The investigation, led by Sophia Jones, uncovered troves of imagery from Ron Haviv, the photojournalist who witnessed the atrocity. They also combed Serbian payroll documents and social media pages connected to “Arkan’s Tigers” to track the participants since the conflict, including a well-known trance DJ in Europe.
Building up layers
We used layering effects and animations throughout the site, to mirror the process of the investigation and give the feeling of an evidence board, mapping connections between disconnected moments to locate the truth.
“There are several parallel stories in this piece and the challenge was to tell them all at once.”
Nathan Walker
Designer/Developer
Visual investigations
We created a sequence of newly-published images which show the eponymous DJ from multiple angles, which we used to walk readers through a visual comparison of pieces of his equipment, uniform and distinctive white sunglasses. Trawling through Bosnian websites and library archives we also managed to match architectural features of buildings in the background of the images and geolocate the general vicinity of the killers’ movements that day.
Deep-dive archives
We created a fully interactive evidence library where users can pan around to explore that primary content directly. And we separated critical evidence - The Photograph, Document and Network, into secondary pages, then offered them contextually during the main piece. Users can navigate a huge amount of content without feeling overwhelmed and it rewards subsequent viewings.
Web3 interfaces
We designed a unique “Authentication Certificate” view to show Starling Lab’s chain of custody tech which imprints every moment - from the click of the shutter, to an update in Photoshop - onto an immutable blockchain. We wanted the reader to assume the role of detective, moving back through time into the raw archival footage and going deeper into the research behind the story.

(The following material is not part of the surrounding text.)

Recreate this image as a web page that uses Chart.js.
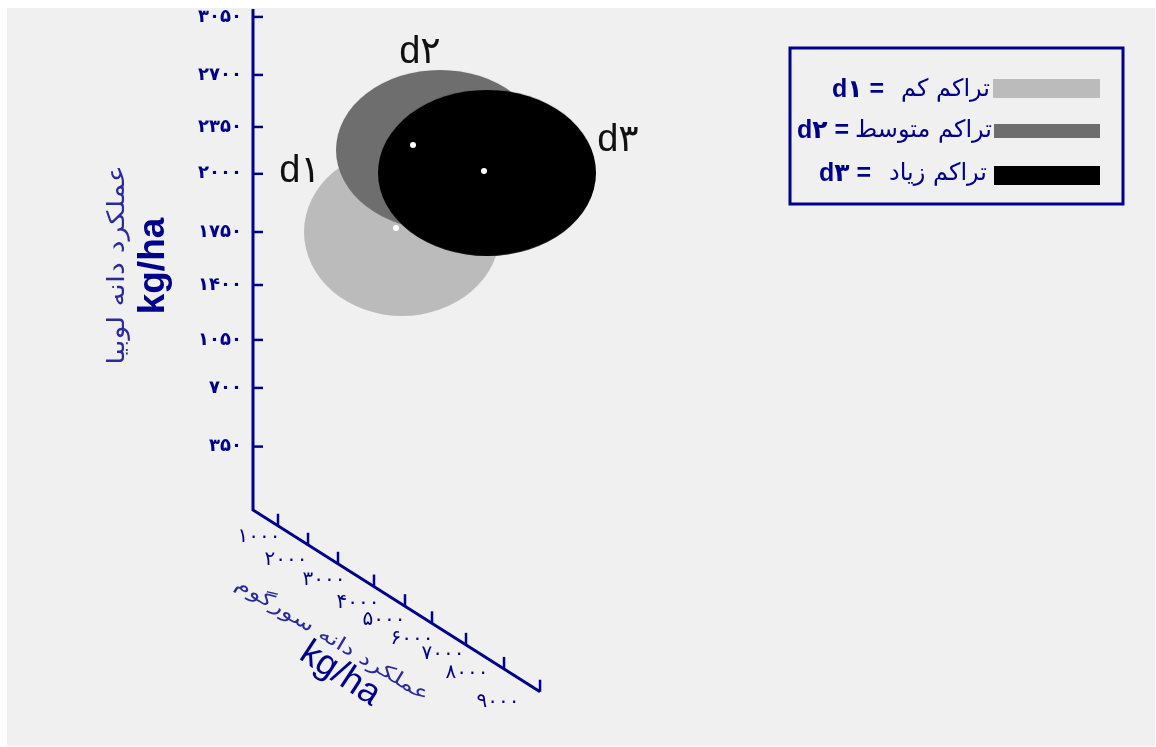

“An astonishing investigative article”
Peter Maass
American journalist and author
Finding the look
The art direction draws from references such as Daoud Sarhandi’s book Bosnian War Posters to give a nod to the strikingly raw aesthetic that grew out of wartime conditions, most evident in the postcards designed at the time by Trio Sarajevo.
Drawing on the aesthetic of film photographers’ contact sheets, our art direction used pencilled annotations to point out important details. They act as the hand of the investigator, providing a visual thread that runs throughout the piece.
We laid the hand-drawn groundwork for the final grease pencil textures by Vince Warne.
To bridge the gap between the analog world of film photography and the modern-day blockchain technology underlying the investigation, we chose a dot-matrix monospace typeface that closely mirrors the one on photographer Ron Haviv’s film slides.